Exercise ->
Set all the material down again unchanged, without the pictures.

───── Data provided

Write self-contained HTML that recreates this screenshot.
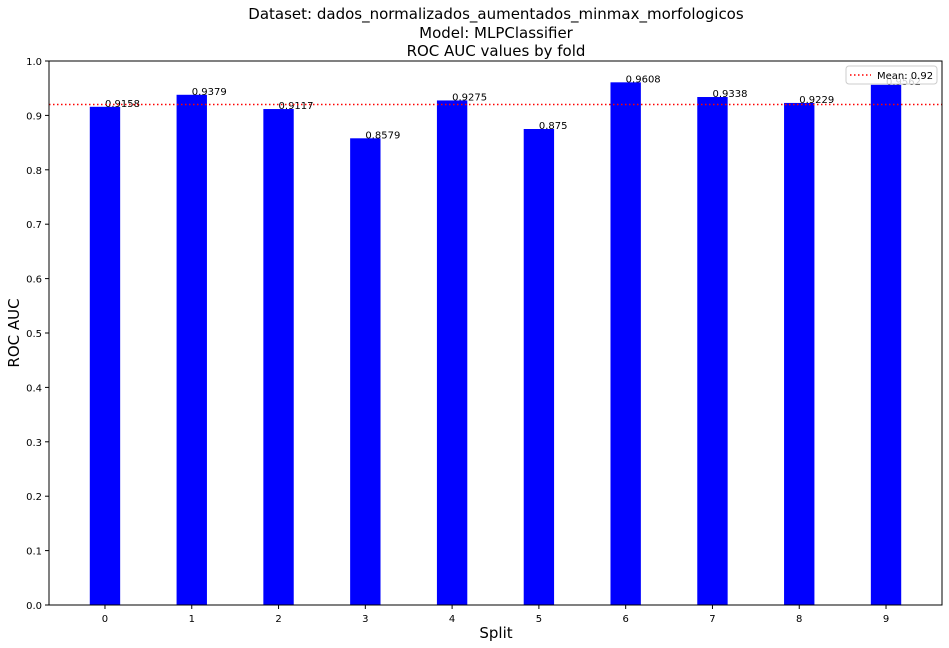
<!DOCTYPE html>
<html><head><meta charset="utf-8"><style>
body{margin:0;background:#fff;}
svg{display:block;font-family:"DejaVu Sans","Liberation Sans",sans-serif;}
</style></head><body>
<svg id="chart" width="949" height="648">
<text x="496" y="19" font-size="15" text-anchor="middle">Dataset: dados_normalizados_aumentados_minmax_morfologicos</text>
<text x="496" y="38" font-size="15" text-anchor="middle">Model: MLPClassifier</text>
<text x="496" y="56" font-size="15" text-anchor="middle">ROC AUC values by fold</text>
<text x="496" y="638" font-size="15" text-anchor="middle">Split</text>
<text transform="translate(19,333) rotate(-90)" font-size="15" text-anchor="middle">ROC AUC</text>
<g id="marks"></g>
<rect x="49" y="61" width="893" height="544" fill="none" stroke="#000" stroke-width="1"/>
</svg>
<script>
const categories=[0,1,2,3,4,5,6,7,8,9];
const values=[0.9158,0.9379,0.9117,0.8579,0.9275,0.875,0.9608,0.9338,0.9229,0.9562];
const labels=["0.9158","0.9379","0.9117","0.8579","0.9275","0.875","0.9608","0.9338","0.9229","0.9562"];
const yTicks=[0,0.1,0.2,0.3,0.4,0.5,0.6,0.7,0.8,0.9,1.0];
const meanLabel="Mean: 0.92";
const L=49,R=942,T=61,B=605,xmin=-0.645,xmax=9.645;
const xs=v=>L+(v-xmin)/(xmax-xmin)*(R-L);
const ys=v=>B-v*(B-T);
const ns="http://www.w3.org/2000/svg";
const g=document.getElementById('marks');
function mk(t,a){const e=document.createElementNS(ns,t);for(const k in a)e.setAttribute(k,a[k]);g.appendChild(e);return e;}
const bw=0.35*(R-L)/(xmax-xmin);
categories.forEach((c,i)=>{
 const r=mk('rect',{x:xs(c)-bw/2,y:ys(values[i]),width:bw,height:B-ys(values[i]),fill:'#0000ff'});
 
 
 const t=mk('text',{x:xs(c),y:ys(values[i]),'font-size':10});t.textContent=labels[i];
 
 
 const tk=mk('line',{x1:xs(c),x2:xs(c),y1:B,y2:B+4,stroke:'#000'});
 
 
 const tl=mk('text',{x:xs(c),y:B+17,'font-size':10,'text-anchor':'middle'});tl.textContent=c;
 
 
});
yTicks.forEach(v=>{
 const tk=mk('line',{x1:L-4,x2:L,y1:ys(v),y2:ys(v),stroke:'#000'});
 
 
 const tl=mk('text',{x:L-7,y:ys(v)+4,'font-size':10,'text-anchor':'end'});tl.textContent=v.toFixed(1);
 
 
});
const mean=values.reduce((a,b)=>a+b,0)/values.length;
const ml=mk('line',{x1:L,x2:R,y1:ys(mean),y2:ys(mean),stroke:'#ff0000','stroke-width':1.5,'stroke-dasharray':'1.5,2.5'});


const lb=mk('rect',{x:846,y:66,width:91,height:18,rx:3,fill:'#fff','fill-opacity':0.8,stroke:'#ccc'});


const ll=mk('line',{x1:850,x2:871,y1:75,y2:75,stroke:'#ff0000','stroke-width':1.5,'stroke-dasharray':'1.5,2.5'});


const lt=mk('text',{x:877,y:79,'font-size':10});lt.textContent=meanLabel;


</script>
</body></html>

──────────

The solution ->
Write self-contained HTML that recreates this screenshot.
<!DOCTYPE html>
<html><head><meta charset="utf-8"><style>
body{margin:0;background:#fff;}
svg{display:block;font-family:"DejaVu Sans","Liberation Sans",sans-serif;}
</style></head><body>
<svg id="chart" width="949" height="648">
<text x="496" y="19" font-size="15" text-anchor="middle">Dataset: dados_normalizados_aumentados_minmax_morfologicos</text>
<text x="496" y="38" font-size="15" text-anchor="middle">Model: MLPClassifier</text>
<text x="496" y="56" font-size="15" text-anchor="middle">ROC AUC values by fold</text>
<text x="496" y="638" font-size="15" text-anchor="middle">Split</text>
<text transform="translate(19,333) rotate(-90)" font-size="15" text-anchor="middle">ROC AUC</text>
<g id="marks"></g>
<rect x="49" y="61" width="893" height="544" fill="none" stroke="#000" stroke-width="1"/>
</svg>
<script>
const categories=[0,1,2,3,4,5,6,7,8,9];
const values=[0.9158,0.9379,0.9117,0.8579,0.9275,0.875,0.9608,0.9338,0.9229,0.9562];
const labels=["0.9158","0.9379","0.9117","0.8579","0.9275","0.875","0.9608","0.9338","0.9229","0.9562"];
const yTicks=[0,0.1,0.2,0.3,0.4,0.5,0.6,0.7,0.8,0.9,1.0];
const meanLabel="Mean: 0.92";
const L=49,R=942,T=61,B=605,xmin=-0.645,xmax=9.645;
const xs=v=>L+(v-xmin)/(xmax-xmin)*(R-L);
const ys=v=>B-v*(B-T);
const ns="http://www.w3.org/2000/svg";
const g=document.getElementById('marks');
function mk(t,a){const e=document.createElementNS(ns,t);for(const k in a)e.setAttribute(k,a[k]);g.appendChild(e);return e;}
const bw=0.35*(R-L)/(xmax-xmin);
categories.forEach((c,i)=>{
 const r=mk('rect',{x:xs(c)-bw/2,y:ys(values[i]),width:bw,height:B-ys(values[i]),fill:'#0000ff'});
 
 
 const t=mk('text',{x:xs(c),y:ys(values[i]),'font-size':10});t.textContent=labels[i];
 
 
 const tk=mk('line',{x1:xs(c),x2:xs(c),y1:B,y2:B+4,stroke:'#000'});
 
 
 const tl=mk('text',{x:xs(c),y:B+17,'font-size':10,'text-anchor':'middle'});tl.textContent=c;
 
 
});
yTicks.forEach(v=>{
 const tk=mk('line',{x1:L-4,x2:L,y1:ys(v),y2:ys(v),stroke:'#000'});
 
 
 const tl=mk('text',{x:L-7,y:ys(v)+4,'font-size':10,'text-anchor':'end'});tl.textContent=v.toFixed(1);
 
 
});
const mean=values.reduce((a,b)=>a+b,0)/values.length;
const ml=mk('line',{x1:L,x2:R,y1:ys(mean),y2:ys(mean),stroke:'#ff0000','stroke-width':1.5,'stroke-dasharray':'1.5,2.5'});


const lb=mk('rect',{x:846,y:66,width:91,height:18,rx:3,fill:'#fff','fill-opacity':0.8,stroke:'#ccc'});


const ll=mk('line',{x1:850,x2:871,y1:75,y2:75,stroke:'#ff0000','stroke-width':1.5,'stroke-dasharray':'1.5,2.5'});


const lt=mk('text',{x:877,y:79,'font-size':10});lt.textContent=meanLabel;


</script>
</body></html>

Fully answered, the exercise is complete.